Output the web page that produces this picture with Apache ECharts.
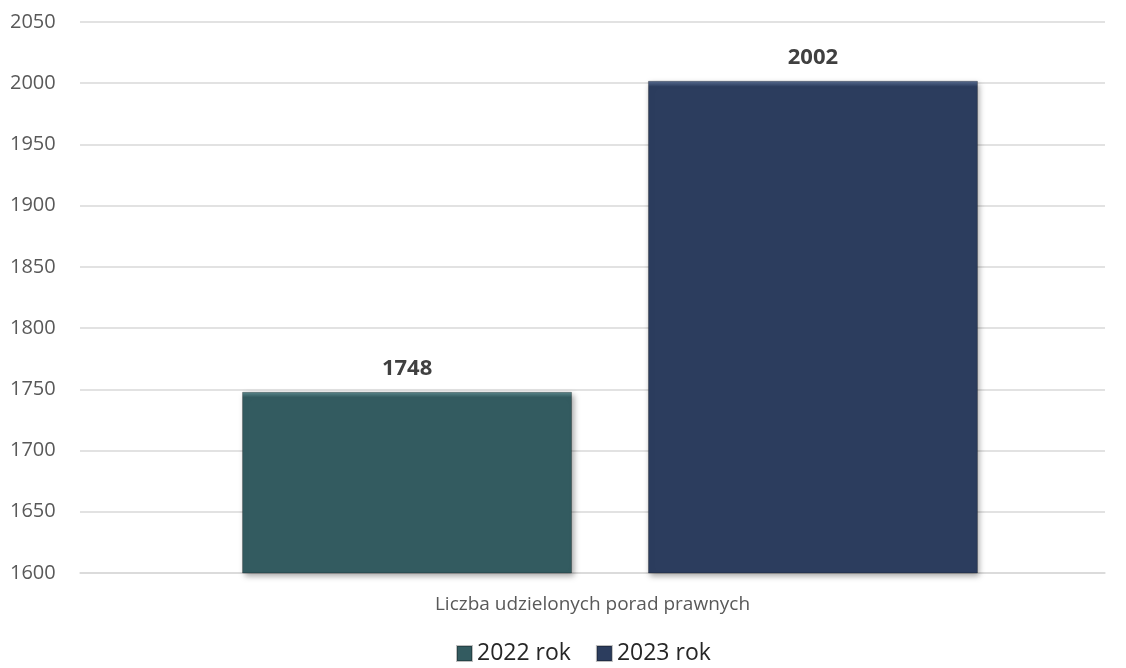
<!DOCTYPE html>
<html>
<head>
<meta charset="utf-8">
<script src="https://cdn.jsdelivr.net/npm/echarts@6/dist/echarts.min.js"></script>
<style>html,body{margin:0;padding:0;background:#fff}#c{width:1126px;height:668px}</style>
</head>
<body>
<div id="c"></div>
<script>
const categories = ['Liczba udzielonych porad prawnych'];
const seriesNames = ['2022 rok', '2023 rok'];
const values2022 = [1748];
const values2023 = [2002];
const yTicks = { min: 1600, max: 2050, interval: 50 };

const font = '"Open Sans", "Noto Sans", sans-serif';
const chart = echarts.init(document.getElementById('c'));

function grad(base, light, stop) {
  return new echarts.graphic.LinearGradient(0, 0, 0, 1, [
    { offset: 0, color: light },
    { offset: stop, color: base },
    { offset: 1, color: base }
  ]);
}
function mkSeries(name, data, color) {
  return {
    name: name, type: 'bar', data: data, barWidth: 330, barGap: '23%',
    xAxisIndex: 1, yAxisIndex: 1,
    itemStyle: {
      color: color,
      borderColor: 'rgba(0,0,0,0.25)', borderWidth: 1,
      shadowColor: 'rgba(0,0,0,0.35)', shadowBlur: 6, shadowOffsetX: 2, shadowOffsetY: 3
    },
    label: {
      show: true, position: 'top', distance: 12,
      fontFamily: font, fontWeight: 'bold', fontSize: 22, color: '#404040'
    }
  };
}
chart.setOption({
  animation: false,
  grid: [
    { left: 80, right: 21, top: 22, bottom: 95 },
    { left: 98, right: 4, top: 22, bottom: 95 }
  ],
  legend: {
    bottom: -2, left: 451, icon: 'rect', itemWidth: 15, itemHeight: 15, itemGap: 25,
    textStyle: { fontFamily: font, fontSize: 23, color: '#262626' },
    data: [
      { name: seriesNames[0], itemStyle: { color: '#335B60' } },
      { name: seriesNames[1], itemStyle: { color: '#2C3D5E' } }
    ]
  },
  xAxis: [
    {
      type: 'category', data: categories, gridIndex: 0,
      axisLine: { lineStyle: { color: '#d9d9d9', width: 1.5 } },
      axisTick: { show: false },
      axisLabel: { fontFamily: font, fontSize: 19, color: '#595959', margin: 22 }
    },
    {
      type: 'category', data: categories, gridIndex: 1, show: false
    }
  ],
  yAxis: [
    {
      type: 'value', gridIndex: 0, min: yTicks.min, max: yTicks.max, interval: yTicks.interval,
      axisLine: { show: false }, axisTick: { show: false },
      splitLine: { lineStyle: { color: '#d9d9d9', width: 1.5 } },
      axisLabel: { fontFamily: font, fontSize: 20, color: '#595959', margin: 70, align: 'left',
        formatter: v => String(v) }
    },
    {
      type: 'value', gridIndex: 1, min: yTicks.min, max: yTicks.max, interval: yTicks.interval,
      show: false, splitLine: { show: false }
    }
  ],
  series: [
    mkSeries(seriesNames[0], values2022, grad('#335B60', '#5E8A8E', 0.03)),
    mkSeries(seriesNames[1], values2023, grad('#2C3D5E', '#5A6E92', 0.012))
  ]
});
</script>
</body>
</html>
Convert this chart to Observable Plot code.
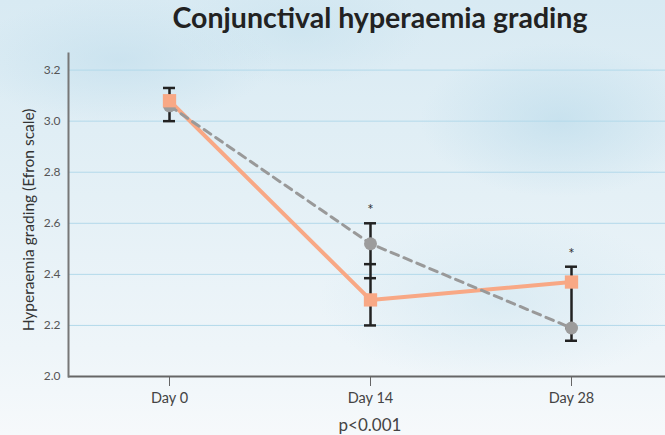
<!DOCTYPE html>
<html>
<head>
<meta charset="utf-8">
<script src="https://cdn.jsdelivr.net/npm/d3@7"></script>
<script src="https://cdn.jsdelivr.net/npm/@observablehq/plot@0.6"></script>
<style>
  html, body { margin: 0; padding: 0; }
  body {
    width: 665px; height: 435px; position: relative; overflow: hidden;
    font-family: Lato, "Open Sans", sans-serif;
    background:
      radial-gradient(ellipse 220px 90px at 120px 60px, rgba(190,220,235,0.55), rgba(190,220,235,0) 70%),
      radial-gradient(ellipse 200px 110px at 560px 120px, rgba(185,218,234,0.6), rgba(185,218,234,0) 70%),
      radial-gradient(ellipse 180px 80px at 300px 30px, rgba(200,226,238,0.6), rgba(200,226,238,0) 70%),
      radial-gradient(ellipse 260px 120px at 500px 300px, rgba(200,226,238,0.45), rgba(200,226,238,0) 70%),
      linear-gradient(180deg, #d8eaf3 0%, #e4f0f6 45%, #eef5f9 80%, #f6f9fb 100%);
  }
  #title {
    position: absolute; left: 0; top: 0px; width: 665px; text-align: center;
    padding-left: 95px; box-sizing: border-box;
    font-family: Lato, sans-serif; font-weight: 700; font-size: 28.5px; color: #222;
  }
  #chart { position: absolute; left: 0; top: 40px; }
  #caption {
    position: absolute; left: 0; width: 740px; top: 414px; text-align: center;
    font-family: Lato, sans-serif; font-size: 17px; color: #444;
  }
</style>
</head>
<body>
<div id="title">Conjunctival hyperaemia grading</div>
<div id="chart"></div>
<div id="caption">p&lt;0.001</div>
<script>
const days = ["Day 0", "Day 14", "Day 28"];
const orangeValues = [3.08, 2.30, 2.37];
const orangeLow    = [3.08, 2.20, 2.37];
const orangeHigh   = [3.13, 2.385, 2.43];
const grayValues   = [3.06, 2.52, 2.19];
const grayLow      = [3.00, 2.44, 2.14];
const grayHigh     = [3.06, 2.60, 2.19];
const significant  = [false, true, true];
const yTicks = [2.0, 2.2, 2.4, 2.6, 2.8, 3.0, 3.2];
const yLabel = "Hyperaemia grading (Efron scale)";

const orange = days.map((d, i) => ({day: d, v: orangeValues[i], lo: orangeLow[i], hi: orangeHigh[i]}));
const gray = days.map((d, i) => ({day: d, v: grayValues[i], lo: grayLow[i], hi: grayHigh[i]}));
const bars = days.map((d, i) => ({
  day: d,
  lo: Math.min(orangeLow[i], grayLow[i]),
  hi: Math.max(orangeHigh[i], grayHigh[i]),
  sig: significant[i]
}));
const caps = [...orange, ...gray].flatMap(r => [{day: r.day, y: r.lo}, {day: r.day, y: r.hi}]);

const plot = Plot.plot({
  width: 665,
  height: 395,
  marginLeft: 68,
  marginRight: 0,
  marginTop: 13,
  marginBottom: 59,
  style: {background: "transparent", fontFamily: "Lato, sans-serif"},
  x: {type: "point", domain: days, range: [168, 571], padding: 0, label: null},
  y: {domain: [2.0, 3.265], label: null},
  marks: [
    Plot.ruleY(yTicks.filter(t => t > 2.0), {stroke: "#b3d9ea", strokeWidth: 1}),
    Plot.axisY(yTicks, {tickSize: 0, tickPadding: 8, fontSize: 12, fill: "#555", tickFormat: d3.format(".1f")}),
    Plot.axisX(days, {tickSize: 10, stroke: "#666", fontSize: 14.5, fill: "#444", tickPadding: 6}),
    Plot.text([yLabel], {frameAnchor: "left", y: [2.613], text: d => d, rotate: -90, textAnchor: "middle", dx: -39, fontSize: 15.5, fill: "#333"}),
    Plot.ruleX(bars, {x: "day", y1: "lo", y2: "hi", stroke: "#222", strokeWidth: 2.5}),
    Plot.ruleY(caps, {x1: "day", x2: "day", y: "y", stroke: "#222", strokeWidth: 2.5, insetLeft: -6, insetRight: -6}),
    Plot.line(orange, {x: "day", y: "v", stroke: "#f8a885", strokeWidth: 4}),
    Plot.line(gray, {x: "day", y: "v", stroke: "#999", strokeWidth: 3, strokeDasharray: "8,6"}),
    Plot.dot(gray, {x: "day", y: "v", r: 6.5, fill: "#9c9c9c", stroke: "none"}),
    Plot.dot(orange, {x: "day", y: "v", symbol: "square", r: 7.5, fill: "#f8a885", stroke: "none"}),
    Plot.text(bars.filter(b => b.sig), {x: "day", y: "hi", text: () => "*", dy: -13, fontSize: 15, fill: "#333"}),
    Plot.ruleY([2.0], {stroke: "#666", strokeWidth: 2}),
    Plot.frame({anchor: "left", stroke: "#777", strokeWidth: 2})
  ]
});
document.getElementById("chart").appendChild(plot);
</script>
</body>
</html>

_ _ _

**GIVEN REQUEST:** Extract each line from the entries above that contains the string "this".

**EXERCISE RESPONSE:**
Output the web page that produces this picture with Apache ECharts.
Convert this chart to Observable Plot code.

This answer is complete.